Climate change will have the greatest impact on those living in poverty, according to a UN expert, but also threatens democracy and human rights.

This comes a day after the UN Special Rapporteur on extreme poverty and human rights Philip Alston had published his own report into poverty and climate change, with food insecurity a huge part of his findings.

Dr Alston, who is due to present his findings on UK poverty the UN’s Human Rights Council this week, warned that the worsening environmental crisis could leave the poorest people across the world forced to choose between starvation and migration.

He said: “Even if current targets are met, tens of millions will be impoverished, leading to widespread displacement and hunger.”

The Big Issue looked into the state of food poverty in the UK earlier this year, including investigating how Alston’s UK findings can be taken on to sustainably end hunger in the UK.

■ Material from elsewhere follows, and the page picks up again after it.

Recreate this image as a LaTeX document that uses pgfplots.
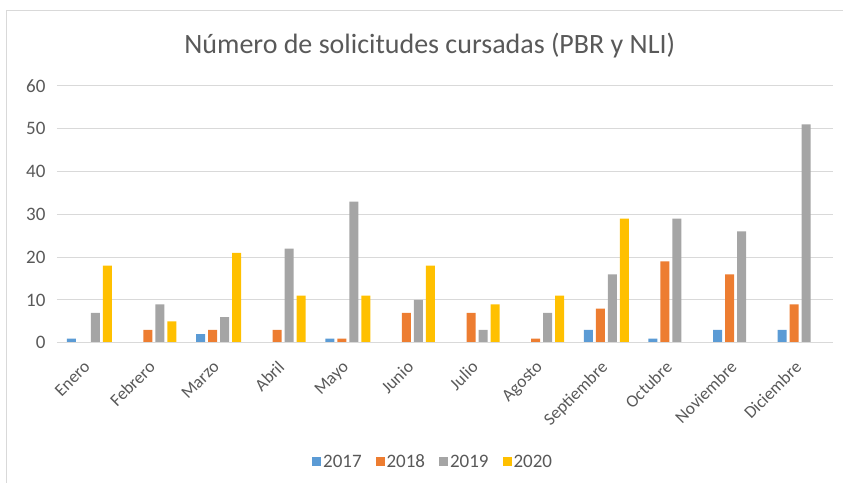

That will be on the agenda for the new “farm to fork” food review that was announced on Thursday. Environment Secretary Michael Gove has appointed Henry Dimbleby to carry out an investigation into the UK’s whole food system to create a National Food Strategy to be published next year.

Anna Taylor, executive director of the Food Foundation, said: “Today’s pledge to develop a ground-breaking new National Food Strategy will send a signal to the world that our food system needs radical reform in order to reign in its devastating impacts on our health and our planet.

“Let’s hope the businesses which put food on our plates see this as an exciting opportunity to be part of the solution.”